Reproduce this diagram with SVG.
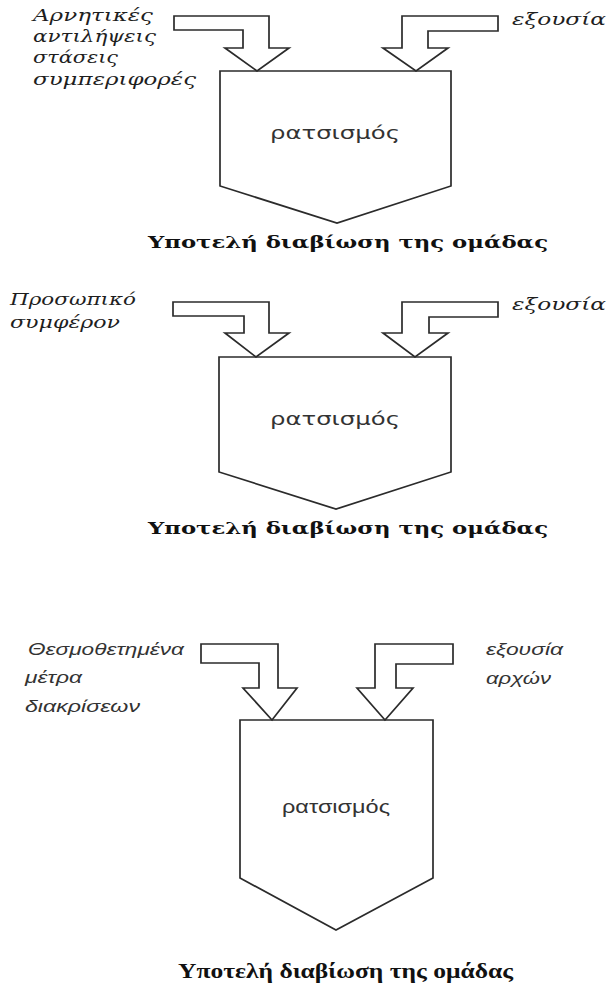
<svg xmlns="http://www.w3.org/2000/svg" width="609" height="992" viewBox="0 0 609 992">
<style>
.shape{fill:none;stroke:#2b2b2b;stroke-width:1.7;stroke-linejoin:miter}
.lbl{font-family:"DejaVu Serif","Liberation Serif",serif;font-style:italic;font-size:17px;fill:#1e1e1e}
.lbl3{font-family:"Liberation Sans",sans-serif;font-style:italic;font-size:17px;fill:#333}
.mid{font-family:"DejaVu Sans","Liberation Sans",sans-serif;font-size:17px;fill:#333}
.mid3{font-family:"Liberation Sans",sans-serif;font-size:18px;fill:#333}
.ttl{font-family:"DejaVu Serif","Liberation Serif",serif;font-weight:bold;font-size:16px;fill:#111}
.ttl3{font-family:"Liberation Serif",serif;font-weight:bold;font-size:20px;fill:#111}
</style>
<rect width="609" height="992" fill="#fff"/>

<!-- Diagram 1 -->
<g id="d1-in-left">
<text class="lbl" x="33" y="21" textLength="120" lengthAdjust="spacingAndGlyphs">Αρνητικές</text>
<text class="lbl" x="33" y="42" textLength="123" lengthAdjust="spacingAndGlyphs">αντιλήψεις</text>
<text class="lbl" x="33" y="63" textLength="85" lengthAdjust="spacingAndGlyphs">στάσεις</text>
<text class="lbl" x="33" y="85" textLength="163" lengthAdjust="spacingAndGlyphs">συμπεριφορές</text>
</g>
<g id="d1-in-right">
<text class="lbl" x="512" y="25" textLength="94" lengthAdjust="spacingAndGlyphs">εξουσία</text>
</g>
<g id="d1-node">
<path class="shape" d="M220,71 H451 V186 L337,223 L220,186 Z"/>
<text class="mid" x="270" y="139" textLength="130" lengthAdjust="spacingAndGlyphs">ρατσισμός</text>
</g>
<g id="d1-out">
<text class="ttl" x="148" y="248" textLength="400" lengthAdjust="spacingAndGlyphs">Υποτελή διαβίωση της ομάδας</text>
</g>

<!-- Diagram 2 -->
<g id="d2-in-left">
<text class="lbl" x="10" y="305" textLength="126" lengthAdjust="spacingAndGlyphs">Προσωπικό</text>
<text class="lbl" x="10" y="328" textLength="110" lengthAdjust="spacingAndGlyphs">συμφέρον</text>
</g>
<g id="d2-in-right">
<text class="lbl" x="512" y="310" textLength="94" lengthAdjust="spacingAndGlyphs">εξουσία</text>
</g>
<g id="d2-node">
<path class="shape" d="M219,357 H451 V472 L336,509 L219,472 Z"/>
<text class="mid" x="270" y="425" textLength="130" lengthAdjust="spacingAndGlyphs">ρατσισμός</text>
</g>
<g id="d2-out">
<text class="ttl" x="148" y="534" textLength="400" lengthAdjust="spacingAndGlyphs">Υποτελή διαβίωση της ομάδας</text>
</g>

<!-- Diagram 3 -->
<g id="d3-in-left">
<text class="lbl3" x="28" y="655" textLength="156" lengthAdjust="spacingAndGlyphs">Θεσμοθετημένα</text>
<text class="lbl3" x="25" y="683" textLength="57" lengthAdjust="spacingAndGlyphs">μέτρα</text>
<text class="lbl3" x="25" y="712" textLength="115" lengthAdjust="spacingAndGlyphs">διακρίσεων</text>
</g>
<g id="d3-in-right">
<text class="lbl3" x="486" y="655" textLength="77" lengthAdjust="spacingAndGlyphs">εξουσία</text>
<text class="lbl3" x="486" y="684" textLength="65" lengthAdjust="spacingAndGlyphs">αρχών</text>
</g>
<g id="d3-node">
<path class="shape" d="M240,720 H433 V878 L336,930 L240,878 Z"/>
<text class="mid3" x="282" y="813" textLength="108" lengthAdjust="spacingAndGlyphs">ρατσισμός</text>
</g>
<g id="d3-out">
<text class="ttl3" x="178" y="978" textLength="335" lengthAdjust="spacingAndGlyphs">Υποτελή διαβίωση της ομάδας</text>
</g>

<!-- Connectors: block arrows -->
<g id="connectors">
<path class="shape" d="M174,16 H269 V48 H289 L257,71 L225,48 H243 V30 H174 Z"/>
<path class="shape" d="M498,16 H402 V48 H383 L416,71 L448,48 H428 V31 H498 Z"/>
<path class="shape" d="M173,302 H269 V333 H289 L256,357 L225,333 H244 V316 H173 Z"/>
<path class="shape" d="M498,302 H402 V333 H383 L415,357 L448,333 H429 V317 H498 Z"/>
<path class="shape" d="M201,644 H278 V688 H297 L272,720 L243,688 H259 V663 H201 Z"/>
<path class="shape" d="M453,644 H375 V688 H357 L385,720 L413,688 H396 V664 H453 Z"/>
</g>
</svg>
...
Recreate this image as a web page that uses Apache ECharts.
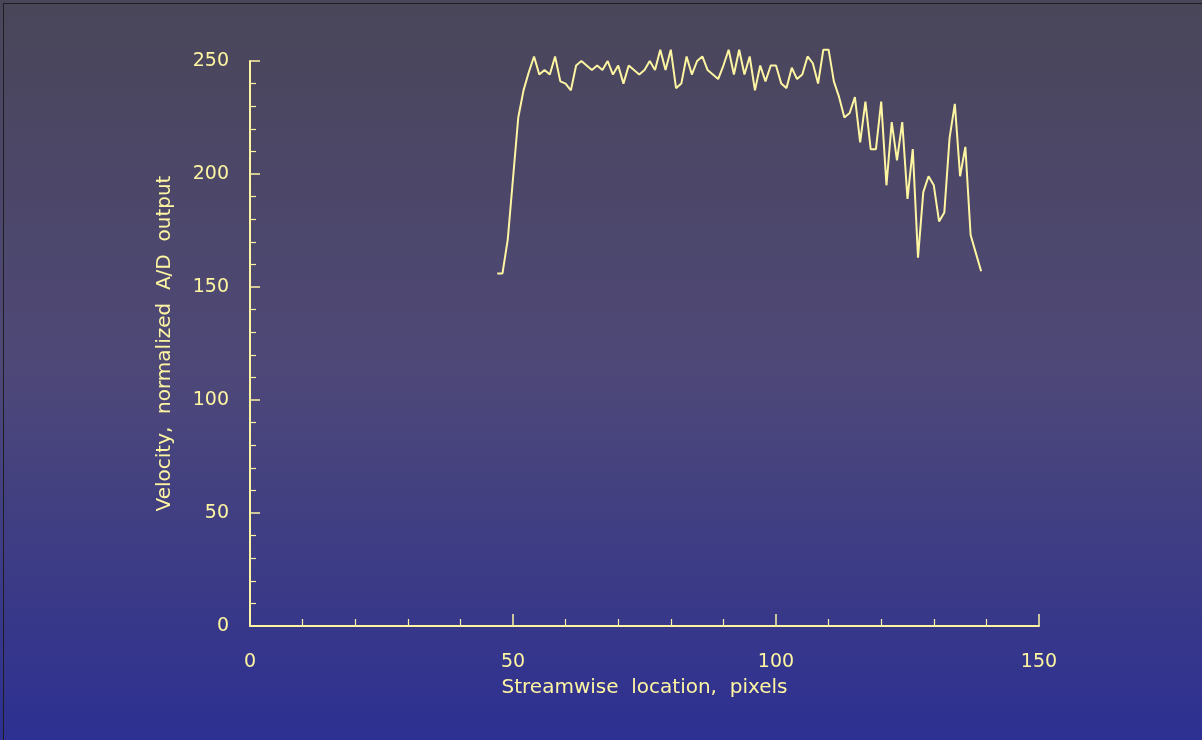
* * *
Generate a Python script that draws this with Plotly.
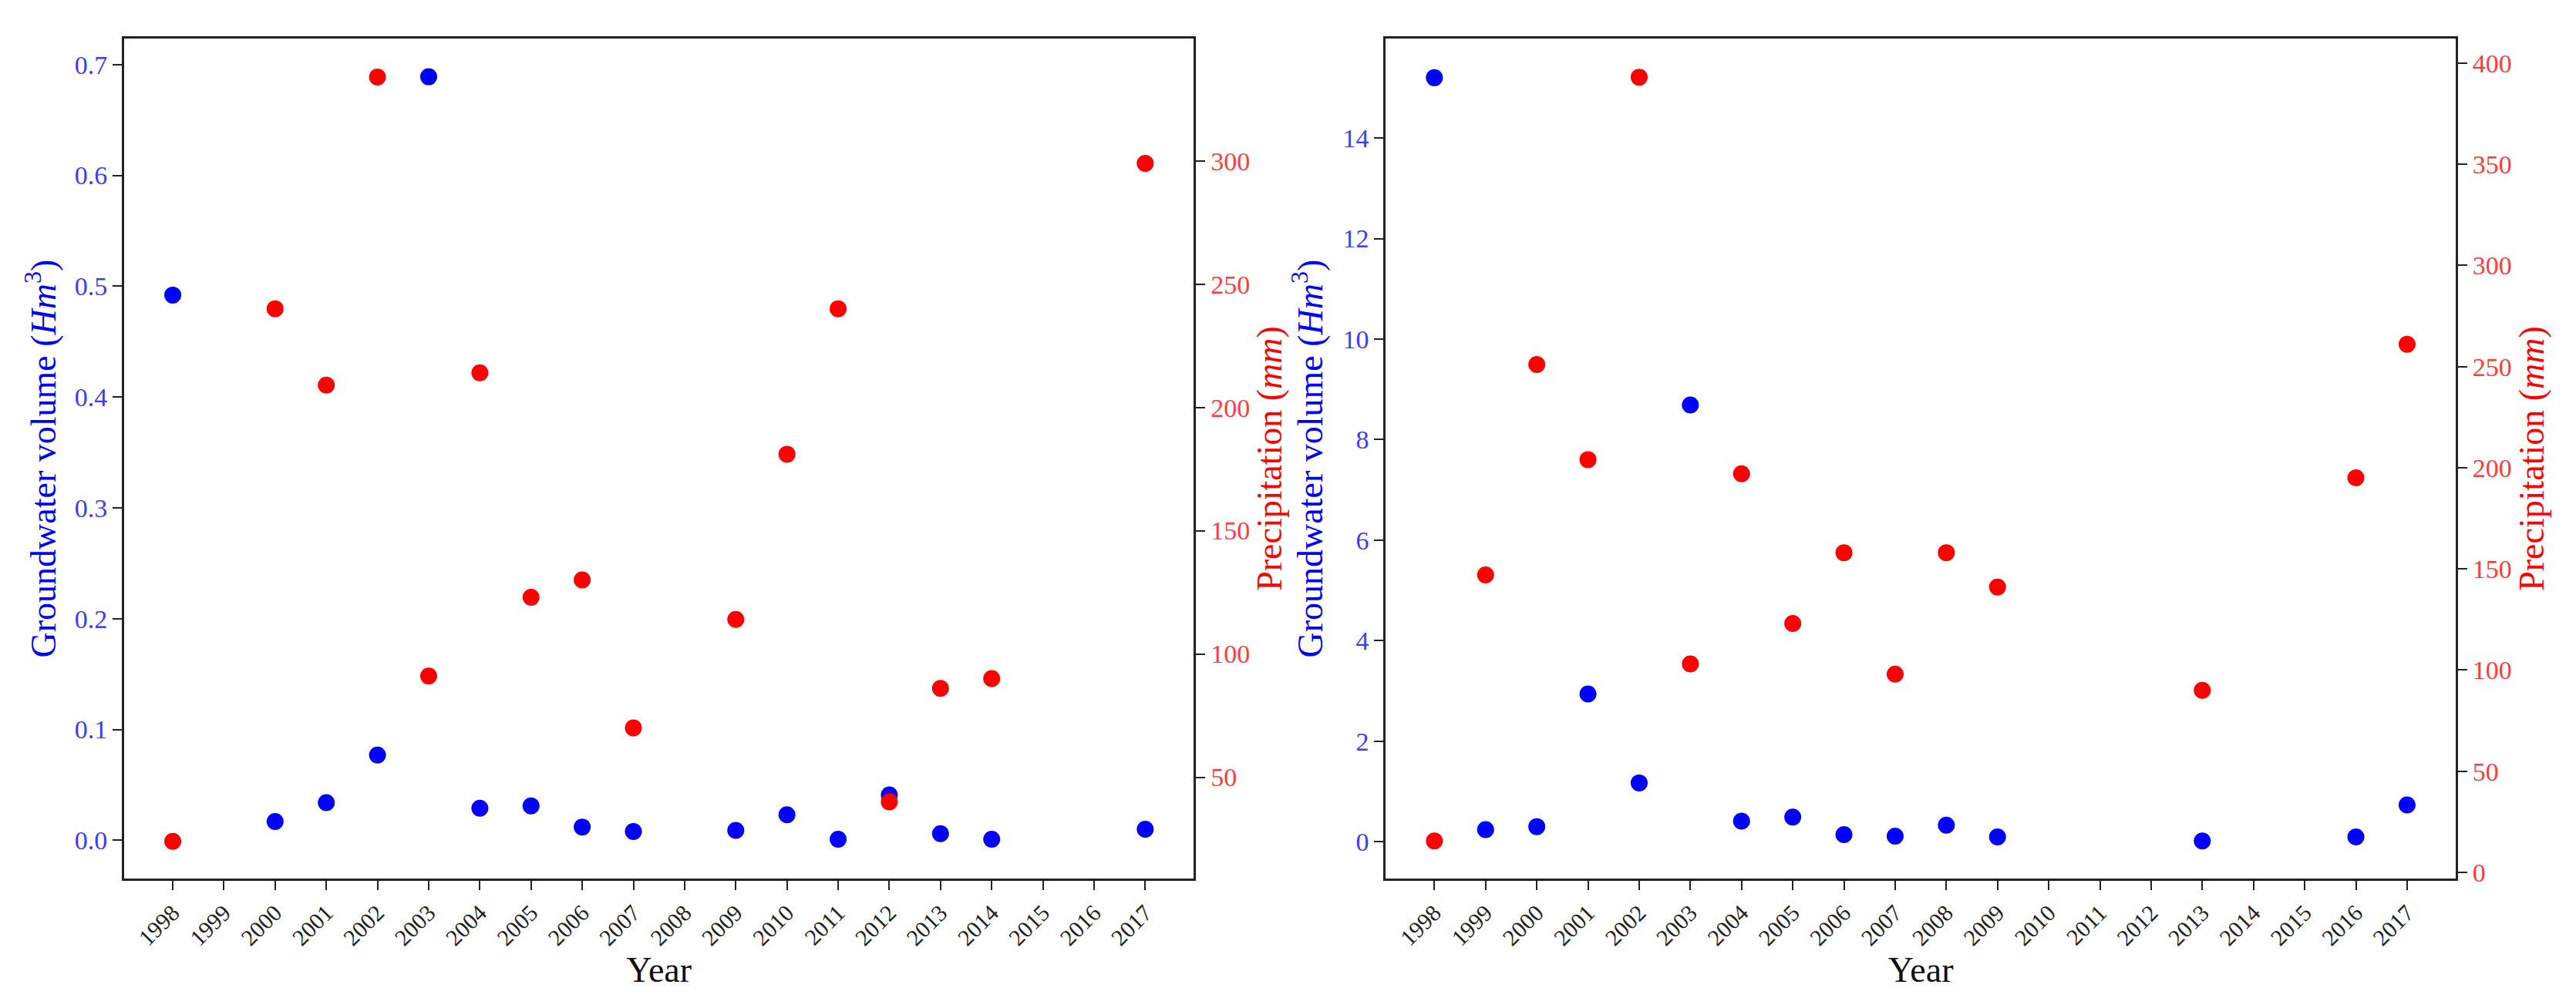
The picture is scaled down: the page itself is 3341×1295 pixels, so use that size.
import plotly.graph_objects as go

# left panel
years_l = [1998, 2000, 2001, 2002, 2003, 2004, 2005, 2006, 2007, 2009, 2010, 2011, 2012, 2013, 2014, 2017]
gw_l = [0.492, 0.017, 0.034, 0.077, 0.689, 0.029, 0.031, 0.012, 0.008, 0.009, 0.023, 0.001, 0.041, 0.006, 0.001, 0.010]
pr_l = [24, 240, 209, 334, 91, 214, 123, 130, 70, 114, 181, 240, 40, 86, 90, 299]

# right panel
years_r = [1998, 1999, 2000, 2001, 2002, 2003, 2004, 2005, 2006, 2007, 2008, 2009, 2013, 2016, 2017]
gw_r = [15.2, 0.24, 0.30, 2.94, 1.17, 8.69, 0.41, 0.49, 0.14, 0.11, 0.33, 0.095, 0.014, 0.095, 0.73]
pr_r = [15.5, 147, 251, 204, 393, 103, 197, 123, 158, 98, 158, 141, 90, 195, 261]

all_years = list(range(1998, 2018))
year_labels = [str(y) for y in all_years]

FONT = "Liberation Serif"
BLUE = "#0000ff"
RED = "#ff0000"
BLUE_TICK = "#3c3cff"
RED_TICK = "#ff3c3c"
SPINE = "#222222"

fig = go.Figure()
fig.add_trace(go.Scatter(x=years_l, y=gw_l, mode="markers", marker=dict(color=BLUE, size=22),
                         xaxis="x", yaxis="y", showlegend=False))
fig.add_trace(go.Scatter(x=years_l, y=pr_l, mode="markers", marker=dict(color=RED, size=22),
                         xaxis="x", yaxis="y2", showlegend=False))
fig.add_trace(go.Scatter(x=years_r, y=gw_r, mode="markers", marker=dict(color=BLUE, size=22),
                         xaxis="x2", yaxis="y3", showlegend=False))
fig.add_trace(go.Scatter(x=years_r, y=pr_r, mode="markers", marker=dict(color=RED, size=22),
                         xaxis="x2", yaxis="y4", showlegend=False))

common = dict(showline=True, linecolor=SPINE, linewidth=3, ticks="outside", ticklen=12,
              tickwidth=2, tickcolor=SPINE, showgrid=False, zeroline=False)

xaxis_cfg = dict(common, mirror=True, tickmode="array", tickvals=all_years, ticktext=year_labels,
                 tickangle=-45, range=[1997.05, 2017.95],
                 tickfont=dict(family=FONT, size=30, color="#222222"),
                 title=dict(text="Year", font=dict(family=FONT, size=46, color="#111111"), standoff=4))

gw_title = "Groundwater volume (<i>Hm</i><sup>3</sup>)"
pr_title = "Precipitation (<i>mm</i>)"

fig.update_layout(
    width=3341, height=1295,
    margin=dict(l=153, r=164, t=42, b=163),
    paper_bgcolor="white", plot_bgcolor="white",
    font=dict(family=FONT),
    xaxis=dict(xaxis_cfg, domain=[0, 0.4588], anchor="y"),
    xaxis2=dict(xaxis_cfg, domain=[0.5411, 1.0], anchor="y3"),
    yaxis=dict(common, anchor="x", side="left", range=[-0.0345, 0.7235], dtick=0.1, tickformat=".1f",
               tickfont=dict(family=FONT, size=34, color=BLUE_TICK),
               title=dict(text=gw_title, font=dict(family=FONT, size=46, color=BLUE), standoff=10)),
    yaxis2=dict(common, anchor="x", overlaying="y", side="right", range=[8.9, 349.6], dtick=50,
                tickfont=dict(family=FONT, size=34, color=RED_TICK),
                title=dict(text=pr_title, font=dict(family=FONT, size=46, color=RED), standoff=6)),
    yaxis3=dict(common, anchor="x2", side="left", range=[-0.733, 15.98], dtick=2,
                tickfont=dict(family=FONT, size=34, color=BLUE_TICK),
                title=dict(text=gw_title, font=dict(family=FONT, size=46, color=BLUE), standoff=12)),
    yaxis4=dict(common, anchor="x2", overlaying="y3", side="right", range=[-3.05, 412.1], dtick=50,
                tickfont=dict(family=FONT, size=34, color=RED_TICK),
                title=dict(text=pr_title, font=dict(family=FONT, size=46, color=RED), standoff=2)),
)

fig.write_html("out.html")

**Direction**:
Give again, exactly as written above, every line from the one holding "Generate a Python" to the one holding "86, 90, 299]", with both ends kept and the pictures left out.

**Result of this task**:
Generate a Python script that draws this with Plotly.
The picture is scaled down: the page itself is 3341×1295 pixels, so use that size.
import plotly.graph_objects as go

# left panel
years_l = [1998, 2000, 2001, 2002, 2003, 2004, 2005, 2006, 2007, 2009, 2010, 2011, 2012, 2013, 2014, 2017]
gw_l = [0.492, 0.017, 0.034, 0.077, 0.689, 0.029, 0.031, 0.012, 0.008, 0.009, 0.023, 0.001, 0.041, 0.006, 0.001, 0.010]
pr_l = [24, 240, 209, 334, 91, 214, 123, 130, 70, 114, 181, 240, 40, 86, 90, 299]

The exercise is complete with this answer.